In districts that use staffing formulas, it is not unusual to find that some schools spend twice as much as other schools on a per-pupil basis, even after taking into account the type of students served. These differences in funding are unintentional and often unrealized.
Districts with SBB have to decide which student and school characteristics should be weighted and by how much. Typically, this sparks a discussion on what the appropriate funding level is for high-need students, whether high school students cost more or less to educate than elementary school students, how much more it costs to run a small school or a specialty school, and whether it is worth the extra cost.
When principals are allocated dollars instead of fixed staffing positions, they have a greater ability to tailor resources in a way that best meets their schools’ needs, assuming that contracts, regulations and policies are also revised to enable this flexibility.
A school struggling to raise teaching quality might decide to invest in small classes and an instructional coach, while a school with an already strong teaching force might decide to extend the school day. As school needs change over time, resource use can shift as well. In many districts, significant changes to collective bargaining agreements may need to be made in order to give principals the true flexibility they need to use their resources strategically.
We need the best and the brightest to run our schools, but in many ways, the typical principalship is not designed to attract or keep creative, entrepreneurial leaders. In centralized districts, principals’ hands are often tied, and they are not able to make key decisions about their schools. The autonomy and accountability that comes along with SBB changes the principal’s job description and may attract a different type of professional into the principalship.
SBB is often combined with a "portfolio model" school system, where parents have some choice over which school their child attends. Since schools receive dollars for every additional child, they have an incentive to reach out to the community and be responsive to parents in order to attract their target number of students.
SBB requires major changes to a central office’s structures, organization and mindset. For example, the central office may need to develop a more robust "customer service" mindset, where departments work collaboratively with schools to "get to yes" as much as possible, rather than monitor compliance.
Additionally, developing a meaningful formula of what to weigh and by how much is challenging. Much of the necessary research base is lacking, and inevitably, the politics of different interest groups create rocky shoals to navigate. These types of questions might surface: How much should an ELL student cost? What about an autistic student? As the research base on effective programs and associated costs for special needs students get better, it will be easier for districts to set their formulas.

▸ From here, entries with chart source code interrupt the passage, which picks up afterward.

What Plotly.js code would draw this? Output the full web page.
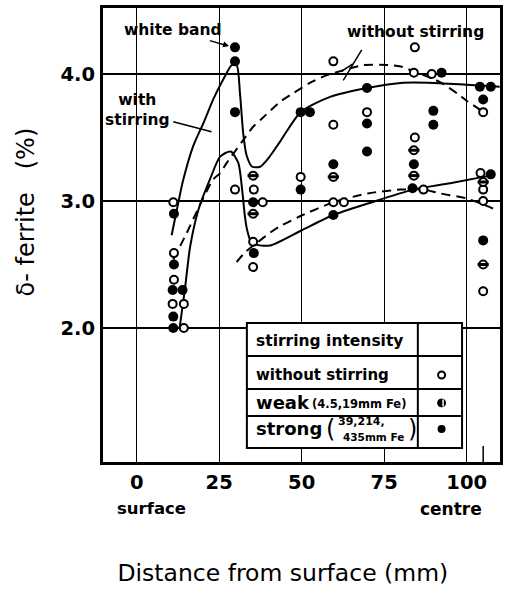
<!DOCTYPE html>
<html><head><meta charset="utf-8">
<script src="https://cdn.plot.ly/plotly-3.0.1.min.js"></script>
<style>html,body{margin:0;padding:0;background:#fff}</style>
</head><body><div id="chart" style="width:521px;height:589px"></div>
<script>
// ---- data ----
const xTickVals = [0, 25, 50, 75, 100];
const xTickText = ['0', '25', '50', '75', '100'];
const yTickVals = [2, 3, 4];
const yTickText = ['2.0', '3.0', '4.0'];

// without stirring (open circles)
const openX = [11.1, 11.3, 11.3, 10.9, 14.3, 14.3, 29.8, 35.5, 38.2, 35.3, 35.3, 49.7, 59.6, 59.6, 59.6, 62.8, 69.8, 84.3, 84.0, 89.4, 84.3, 86.9, 105.0, 104.2, 105.0, 105.0, 105.0];
const openY = [2.99, 2.59, 2.38, 2.19, 2.19, 2.00, 3.09, 3.09, 2.99, 2.68, 2.48, 3.19, 4.10, 3.60, 2.99, 2.99, 3.70, 4.21, 4.01, 4.00, 3.50, 3.09, 3.70, 3.22, 3.09, 3.00, 2.29];

// weak stirring (half-filled)
const weakX = [35.3, 35.3, 59.6, 84.0, 84.0, 105.0, 105.0];
const weakY = [3.20, 2.90, 3.19, 3.40, 3.20, 3.15, 2.50];

// strong stirring (filled)
const strongX = [11.3, 11.3, 10.9, 13.9, 11.1, 11.1, 29.8, 29.8, 29.8, 35.3, 35.5, 49.7, 52.5, 49.7, 59.6, 59.6, 69.8, 69.8, 69.8, 92.4, 89.9, 89.9, 84.0, 83.6, 104.0, 107.3, 105.0, 107.3, 105.0];
const strongY = [2.90, 2.50, 2.30, 2.30, 2.09, 2.00, 4.21, 4.10, 3.70, 2.99, 2.59, 3.70, 3.70, 3.09, 3.29, 2.89, 3.89, 3.61, 3.39, 4.01, 3.71, 3.60, 3.29, 3.10, 3.90, 3.90, 3.80, 3.21, 2.69];

// hand-drawn curves: with stirring (solid)
const withUpperX = [10.6, 12.4, 14.1, 17.1, 20.5, 23.2, 26.5, 28.8, 30.3, 31.3, 32.3, 33.3, 35.0, 37.4, 40.0, 43.5, 49.7, 58.6, 69.8, 80.0, 90.0, 104.0, 110.0];
const withUpperY = [2.73, 2.96, 3.165, 3.43, 3.63, 3.80, 3.97, 4.07, 4.07, 3.85, 3.53, 3.36, 3.27, 3.27, 3.34, 3.47, 3.70, 3.82, 3.89, 3.93, 3.93, 3.91, 3.90];
const withLowerX = [13.0, 14.6, 16.2, 18.7, 22.2, 25.3, 28.5, 30.8, 32.0, 32.8, 33.5, 34.5, 36.5, 40.4, 50.0, 59.6, 70.0, 83.8, 95.0, 107.0];
const withLowerY = [2.00, 2.30, 2.64, 2.93, 3.17, 3.35, 3.39, 3.30, 3.08, 2.88, 2.77, 2.69, 2.655, 2.65, 2.77, 2.89, 2.98, 3.09, 3.14, 3.20];
// without stirring (dashed)
const withoutUpperX = [11.1, 15.2, 19.0, 23.2, 25.3, 27.3, 32.3, 35.3, 38.4, 43.4, 47.5, 52.5, 56.5, 60.0, 68.7, 76.7, 80.0, 84.0, 90.0, 93.0, 97.5, 100.0, 104.0];
const withoutUpperY = [2.54, 2.75, 2.96, 3.17, 3.22, 3.30, 3.48, 3.585, 3.66, 3.78, 3.85, 3.93, 3.98, 4.01, 4.07, 4.07, 4.06, 4.02, 3.96, 3.92, 3.84, 3.79, 3.72];
const withoutLowerX = [30.3, 33.0, 36.4, 40.4, 43.4, 49.5, 59.6, 70.0, 80.0, 87.0, 92.0, 100.0, 109.0];
const withoutLowerY = [2.52, 2.60, 2.67, 2.75, 2.80, 2.88, 2.99, 3.06, 3.09, 3.09, 3.06, 3.02, 2.93];

// legend table keys
const keyLabels = ['without stirring', 'weak', 'strong'];
const keyX = [92.4, 92.4, 92.4];
const keyY = [1.63, 1.41, 1.205];

// ---- drawing ----
const F = '"DejaVu Sans", Lato, sans-serif';
const curve = (x, y, dash, name) => ({
  x, y, type: 'scatter', mode: 'lines', name, hoverinfo: 'skip',
  line: {color: '#000', width: 2, shape: 'spline', smoothing: 0.7, dash}
});
const traces = [
  curve(withUpperX, withUpperY, 'solid', 'with stirring'),
  curve(withLowerX, withLowerY, 'solid', 'with stirring'),
  curve(withoutUpperX, withoutUpperY, '9px,6px', 'without stirring'),
  curve(withoutLowerX, withoutLowerY, '9px,6px', 'without stirring'),
  {x: openX, y: openY, type: 'scatter', mode: 'markers', name: 'without stirring',
   marker: {symbol: 'circle', size: 8, color: '#fff', line: {color: '#000', width: 2}}},
  {x: weakX, y: weakY, type: 'scatter', mode: 'markers', name: 'weak',
   marker: {symbol: 'circle', size: 8, color: '#fff', line: {color: '#000', width: 2}}},
  {x: weakX, y: weakY, type: 'scatter', mode: 'markers', name: 'weak', showlegend: false,
   marker: {symbol: 'line-ew-open', size: 8, color: '#000', line: {color: '#000', width: 3}}},
  {x: strongX, y: strongY, type: 'scatter', mode: 'markers', name: 'strong',
   marker: {symbol: 'circle', size: 10, color: '#000', line: {color: '#000', width: 0}}},
  // legend table keys
  {x: [keyX[0]], y: [keyY[0]], type: 'scatter', mode: 'markers', name: keyLabels[0],
   marker: {symbol: 'circle', size: 7, color: '#fff', line: {color: '#000', width: 2}}},
  {x: [keyX[1]], y: [keyY[1]], type: 'scatter', mode: 'markers', name: keyLabels[1],
   marker: {symbol: 'circle', size: 8, color: '#000', line: {color: '#000', width: 1}}},
  {x: [keyX[1] + 0.45], y: [keyY[1]], type: 'scatter', mode: 'markers', name: keyLabels[1],
   marker: {symbol: 'line-ns-open', size: 5, color: '#fff', line: {color: '#fff', width: 1.5}}},
  {x: [keyX[2]], y: [keyY[2]], type: 'scatter', mode: 'markers', name: keyLabels[2],
   marker: {symbol: 'circle', size: 8, color: '#000', line: {width: 0}}}
];

// table geometry (data coords)
const tL = 33.4, tR = 98.6, tC = 85.2;
const tRows = [2.04, 1.78, 1.52, 1.307, 1.055];
const shapes = [
  {type: 'rect', xref: 'x', yref: 'y', x0: tL, x1: tR, y0: tRows[4], y1: tRows[0],
   fillcolor: '#fff', line: {color: '#000', width: 2}, layer: 'between'},
  {type: 'line', xref: 'x', yref: 'y', x0: tC, x1: tC, y0: tRows[4], y1: tRows[0], line: {color: '#000', width: 2}, layer: 'between'},
  ...[1, 2, 3].map(i => ({type: 'line', xref: 'x', yref: 'y', x0: tL, x1: tR, y0: tRows[i], y1: tRows[i], line: {color: '#000', width: 2}, layer: 'between'})),
  // leader lines
  {type: 'line', xref: 'x', yref: 'y', x0: 11.1, y0: 3.624, x1: 22.7, y1: 3.545, line: {color: '#000', width: 1.5}},
  {type: 'line', xref: 'x', yref: 'y', x0: 68.2, y0: 4.19, x1: 62.6, y1: 3.95, line: {color: '#000', width: 1.5}},
  {type: 'line', xref: 'x', yref: 'y', x0: 62.0, y0: 4.02, x1: 65.5, y1: 4.08, line: {color: '#000', width: 1.5}},
  // short tick at the centre
  {type: 'line', xref: 'x', yref: 'paper', x0: 105, x1: 105, y0: 0, y1: 0.035, line: {color: '#000', width: 1.5}}
];

const tf = (size, w) => ({family: F, size, color: '#000', weight: w || 'bold'});
const annotations = [
  {x: 28, y: 4.22, xref: 'x', yref: 'y', text: 'white band', showarrow: true, ax: -56, ay: -16,
   arrowhead: 2, arrowsize: 0.8, arrowwidth: 1.5, arrowcolor: '#000', font: tf(15.5)},
  {x: 84.6, y: 4.33, xref: 'x', yref: 'y', text: 'without stirring', showarrow: false, font: tf(15.5)},
  {x: 0.3, y: 3.72, xref: 'x', yref: 'y', text: 'with<br>stirring', showarrow: false, font: tf(15.5)},
  {x: 35.6, y: 1.898, xref: 'x', yref: 'y', xanchor: 'left', text: 'stirring intensity', showarrow: false, font: tf(15.5)},
  {x: 35.6, y: 1.63, xref: 'x', yref: 'y', xanchor: 'left', text: 'without stirring', showarrow: false, font: tf(15)},
  {x: 35.6, y: 1.41, xref: 'x', yref: 'y', xanchor: 'left', text: 'weak', showarrow: false, font: tf(18)},
  {x: 52.6, y: 1.40, xref: 'x', yref: 'y', xanchor: 'left', text: '(4.5,19mm Fe)', showarrow: false, font: tf(11.5)},
  {x: 35.6, y: 1.205, xref: 'x', yref: 'y', xanchor: 'left', text: 'strong', showarrow: false, font: tf(18)},
  {x: 58.7, y: 1.205, xref: 'x', yref: 'y', text: '(', showarrow: false, font: tf(24, 'normal')},
  {x: 83.5, y: 1.205, xref: 'x', yref: 'y', text: ')', showarrow: false, font: tf(24, 'normal')},
  {x: 60.4, y: 1.265, xref: 'x', yref: 'y', xanchor: 'left', text: '39,214,', showarrow: false, font: tf(11)},
  {x: 61.9, y: 1.145, xref: 'x', yref: 'y', xanchor: 'left', text: '435mm Fe', showarrow: false, font: tf(10.5)},
  {x: 115, y: 520, xref: 'paper', yref: 'paper', text: 'surface', showarrow: false, font: tf(16.5)},
  {x: 484, y: 521, xref: 'paper', yref: 'paper', text: 'centre', showarrow: false, font: tf(17)}
];
// convert the two pixel-placed labels to paper coordinates
const L = 103, R = 21, T = 8, B = 127, W = 521, H = 589;
annotations.slice(-2).forEach(a => {
  a.x = (a.x - L) / (W - L - R);
  a.y = (H - B - a.y) / (H - T - B);
});

const layout = {
  width: W, height: H,
  margin: {l: L, r: R, t: T, b: B},
  paper_bgcolor: '#fff', plot_bgcolor: '#fff',
  showlegend: false,
  xaxis: {
    range: [-10.2, 110.1], tickvals: xTickVals, ticktext: xTickText,
    showgrid: true, gridcolor: '#000', gridwidth: 1.3, zeroline: false,
    showline: true, linecolor: '#000', linewidth: 3, mirror: true, ticks: '',
    tickfont: tf(19.5), ticklabelstandoff: 1, automargin: false,
    title: {text: 'Distance from surface (mm)&nbsp;&nbsp;&nbsp;&nbsp;&nbsp;', font: tf(23.5, 'normal'), standoff: 72}
  },
  yaxis: {
    range: [0.945, 4.52], tickvals: yTickVals, ticktext: yTickText,
    showgrid: true, gridcolor: '#000', gridwidth: 1.3, zeroline: false,
    showline: true, linecolor: '#000', linewidth: 3, mirror: true, ticks: '',
    tickfont: tf(19.5), ticklabelstandoff: 1, automargin: false,
    title: {text: '&nbsp;&nbsp;&nbsp;&nbsp;&nbsp;&nbsp;δ- ferrite &nbsp;&nbsp;(%)', font: tf(24, 'normal'), standoff: 20}
  },
  shapes, annotations
};
Plotly.newPlot('chart', traces, layout, {staticPlot: true, displayModeBar: false});
</script></body></html>
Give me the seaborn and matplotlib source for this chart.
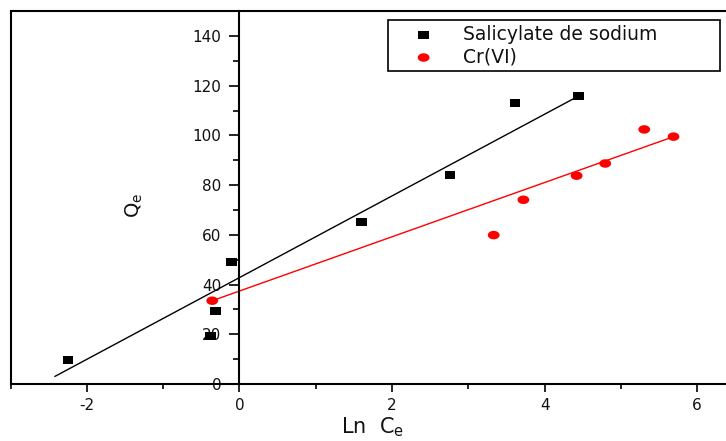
import numpy as np
import matplotlib
matplotlib.use("Agg")
import matplotlib.pyplot as plt
from matplotlib.ticker import MultipleLocator
from matplotlib.lines import Line2D
import seaborn as sns

# Sodium salicylate adsorption: Qe versus ln Ce
sal_x = [-2.245, -0.380, -0.311, -0.105, 1.597, 2.762, 3.613, 4.442]
sal_y = [9.7, 19.3, 29.2, 49.0, 65.0, 84.1, 113.2, 115.8]
# Cr(VI) adsorption: Qe versus ln Ce
cr_x = [-0.357, 3.333, 3.722, 4.420, 4.795, 5.306, 5.690]
cr_y = [33.5, 59.9, 74.1, 83.8, 88.7, 102.4, 99.5]

# Linear fits (slope, intercept) and the x span over which each is drawn
sal_fit = (16.43, 42.8)
sal_fit_span = [-2.42, 4.442]
cr_fit = (10.91, 37.4)
cr_fit_span = [-0.357, 5.690]

series_labels = ["Salicylate de sodium", "Cr(VI)"]
x_label = r"Ln  C$\mathregular{_e}$"
y_label = r"Q$\mathregular{_e}$"

sns.set_style("white")
plt.rcParams["font.family"] = ["DejaVu Sans"]
plt.rcParams["axes.unicode_minus"] = False
plt.rcParams["text.color"] = "#111111"
plt.rcParams["axes.labelcolor"] = "#111111"

W, H = 726, 441
fig = plt.figure(figsize=(W / 100, H / 100), dpi=100)
ax = fig.add_axes([10.6 / W, (H - 384) / H, (735.3 - 10.6) / W, 372.9 / H])

# marker shapes (slightly wide rectangle / ellipse)
square = [(-1, -0.77), (1, -0.77), (1, 0.77), (-1, 0.77), (-1, -0.77)]
t = np.linspace(0, 2 * np.pi, 60)
ellipse = list(zip(np.cos(t), 0.72 * np.sin(t)))

for (slope, icpt), span, col in [(sal_fit, sal_fit_span, "black"),
                                 (cr_fit, cr_fit_span, "red")]:
    xs = np.array(span)
    sns.lineplot(x=xs, y=slope * xs + icpt, color=col, lw=1.0, ax=ax,
                 zorder=2)

sns.scatterplot(x=sal_x, y=sal_y, marker=square, s=58, color="black",
                edgecolor="none", label=series_labels[0], ax=ax, zorder=3)
sns.scatterplot(x=cr_x, y=cr_y, marker=ellipse, s=72, color="red",
                edgecolor="none", label=series_labels[1], ax=ax, zorder=3)

ax.set_xlim(-3, 6.5)
ax.set_ylim(0, 150)

# y axis drawn through x = 0, with a plain frame line at the left edge
ax.spines["left"].set_position(("data", 0))
ax.spines["right"].set_visible(False)
for s in ["left", "top", "bottom"]:
    ax.spines[s].set_linewidth(1.5)
    ax.spines[s].set_color("black")
ax.add_line(Line2D([0, 0], [0, 1], transform=ax.transAxes, color="black",
                   lw=1.5, clip_on=False))

ax.xaxis.set_major_locator(MultipleLocator(2))
ax.xaxis.set_minor_locator(MultipleLocator(1))
ax.yaxis.set_major_locator(MultipleLocator(20))
ax.yaxis.set_minor_locator(MultipleLocator(10))
ax.tick_params(axis="both", which="both", direction="out", color="black",
               width=1.2, labelsize=11, labelcolor="#111111")
ax.tick_params(axis="x", which="major", length=6, pad=4, bottom=True)
ax.tick_params(axis="x", which="minor", length=3.5, bottom=True)
ax.tick_params(axis="y", which="major", length=7, pad=6, left=True)
ax.tick_params(axis="y", which="minor", length=4.5, left=True)
ax.tick_params(top=False, right=False, which="both")

ax.set_xlabel(x_label, fontsize=15, ha="left", va="baseline")
ax.xaxis.set_label_coords(341 / W, (H - 433) / H, transform=fig.transFigure)
ax.set_ylabel(y_label, fontsize=14, rotation=90, ha="center", va="center")
ax.yaxis.set_label_coords(134 / W, (H - 205) / H, transform=fig.transFigure)

leg = ax.legend(loc="upper left", mode="expand", borderaxespad=0,
                bbox_to_anchor=(388 / W, 1 - 74 / H, (720 - 388) / W, 54 / H),
                bbox_transform=fig.transFigure, fancybox=False, framealpha=1,
                edgecolor="black", fontsize=13.5, borderpad=0.25,
                labelspacing=0.2, handlelength=3.3, handletextpad=0.45)
leg.get_frame().set_linewidth(1.2)

fig.savefig("out.png", dpi=100)
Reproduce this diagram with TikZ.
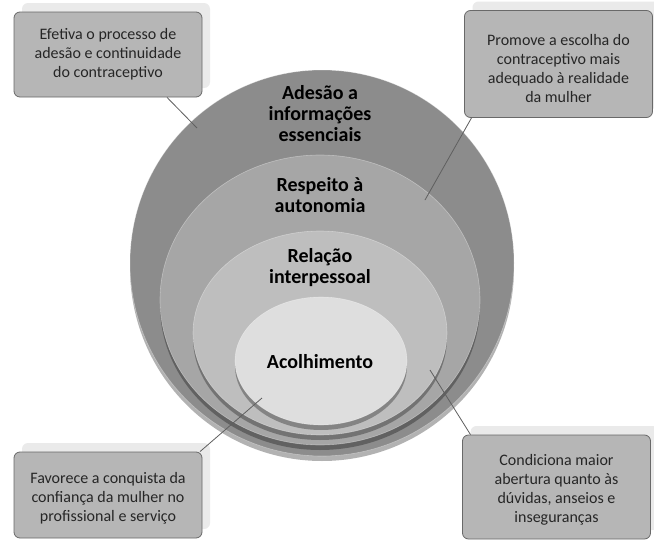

SBB districts must create fiscal oversight systems to ensure that funds are spent appropriately and must also make sure that schools are compliant with state, federal and union regulations. This is much harder to do when the district isn’t controlling resources directly. In addition, SBB requires rethinking the accountability system to make sure that principals are held accountable for results.
SBB requires more and better data. For example, an SBB district needs enrollment projections that estimate not just how many children will enroll in a particular school next fall, but how many of them will be ELL students, how many will be special education students, and how many will be whatever other student types are weighted.
When enrollment projections are off, funding is off, and that means dollars need to be added or subtracted after the school year has started and actual head counts come in. It’s hard for principals to budget effectively when funding levels are uncertain, and it can be disruptive for the students if staff assignments change after the school year has begun.
SBB involves giving up a large portion of control to principals, and districts worry: Will principals do the right things with their newfound autonomy? Since most principals do not have prior experience with aligning resources around their instructional goals, districts must provide intensive support and training so that principals can budget effectively.
Providing high-quality, ongoing training for principals has proved challenging for many SBB districts. The central office would need to devote more resources to it and hire people with the right skill set and ability to run good training programs.
SBB requires principals to be both the chief academic officers and the chief executive officers of their schools. Many principals see themselves as instructional leaders and feel that the operations/ budget side is a distraction from their main work.
Some schools have successfully solved this problem by hiring school business officers to shoulder the administrative work, or they have changed the role of the assistant principal. In other cases, it’s a matter of getting what is and isn’t decentralized right, so that principals have the flexibility they need to design their schools well but don’t have to deal with things like ordering toilet paper.